É principalmente a conduta do poder público, que extrapola o vírus, que determina a segurança ou a insegurança alimentar em tempos de crise.
Outro ponto inédito na análise é a concentração supermercadista, que comemorou a alta dos lucros, enquanto milhares de brasileiros se viam num mato sem cachorro. Entendidos como serviços essenciais, em nenhum momento os supermercados fecharam as portas ou sofreram restrições mais sérias. Por outro lado, as feiras livres tiveram sua permanência impedida nos locais mais seguros para a circulação de pessoas: na rua, ao ar livre.
Outra preocupação presente no informe da Fian é o aumento no uso de agrotóxicos, que vem encontrando apoio irrestrito do presidente desde que assumiu, em 2019. Só no primeiro ano de mandato, foram liberados 475 tipos de veneno. Em 2020, quando a pandemia já era realidade, outros 118 foram aprovados sob a justificativa de “serviço essencial”.
Além disso, como já apontamos inúmeras vezes no Joio, a produção voltada para a exportação, e não para o consumo interno, faz crescer os preços dos alimentos. O agronegócio lucra em dólar enquanto os pequenos produtores rurais penam para escoar a colheita diante do sucateamento do Programa de Aquisição de Alimentos (PAA) e do Programa Nacional de Alimentação Escolar (Pnae).
As tentativas, via Congresso, de apoiar a agricultura familiar, pelo Projeto de Lei 735/2020, o chamado PL da agricultura familiar, foi barrada à canetada do presidente, que vetou 14 dos 17 artigos do projeto. O texto prevê o pagamento do auxílio aos pequenos produtores que ainda não tinham sido contemplados.
Outro projeto, que diz respeito à garantia de direitos básicos à população indígena para o gerenciamento da pandemia, também encontrou barreiras no Executivo. Dos 22 artigos, 16 foram vetados pelo presidente. Entre eles, alguns itens básicos: a garantia de acesso à água potável com urgência e de forma gratuita; a distribuição de materiais de higiene e desinfecção; a oferta emergencial de leitos hospitalares e Unidades de Terapia Intensiva (UTIs).
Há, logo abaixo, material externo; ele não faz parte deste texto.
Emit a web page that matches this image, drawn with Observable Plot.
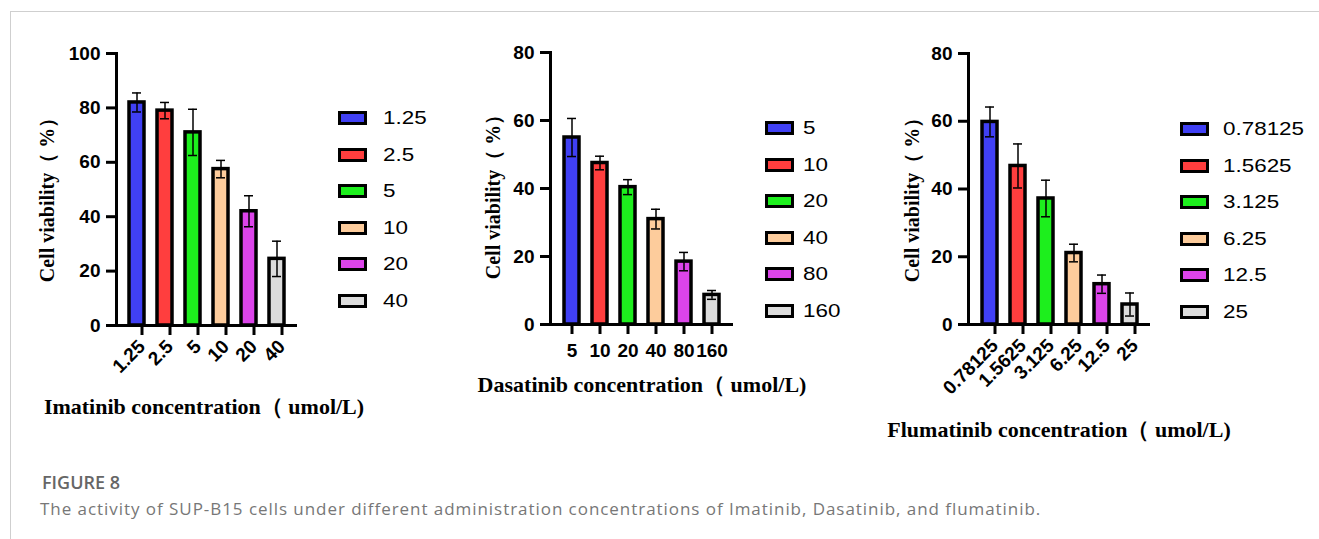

“Em suma, o Estado brasileiro é responsável por um quadro de violação sistêmica dos direitos humanos, dos quais deveria ser o guardião”, conclui o documento. Dessa forma, a insegurança alimentar não é sentida só pelos consumidores finais. Todos os trabalhadores da cadeia da alimentação se vêem sob ameaça, do vírus e da fome.
Enfrentando a sindemia
Antes da chegada do coronavírus, já enfrentávamos três pandemias globais: a pandemia de obesidade, a desnutrição e as mudanças climáticas. A essa junção, os especialistas dão o nome de sindemia, por ocorrerem ao mesmo tempo e no mesmo espaço.
O informe aponta que “eventos extremos, como secas prolongadas e chuvas intensas, afetam diretamente a produção de alimentos, contribuindo para o aumento dos índices de desnutrição. Já o aumento da prevalência de obesidade decorre da atual configuração dos sistemas alimentares, que privilegiam a produção e o consumo de alimentos ultraprocessados”.
O desmonte das políticas de proteção ambiental, dos programas públicos de abastecimento e distribuição de comida, como os bancos de alimentos e os restaurantes populares, além do incentivo à indústria de ultraprocessados, só fazem reforçar a sindemia, que ganhou mais uma aliada em 2020. A política de extermínio do governo Bolsonaro faz “passar a boiada” principalmente na Amazônia e no Cerrado e, enquanto a natureza agoniza, a população sente no estômago e na pele os efeitos desse projeto.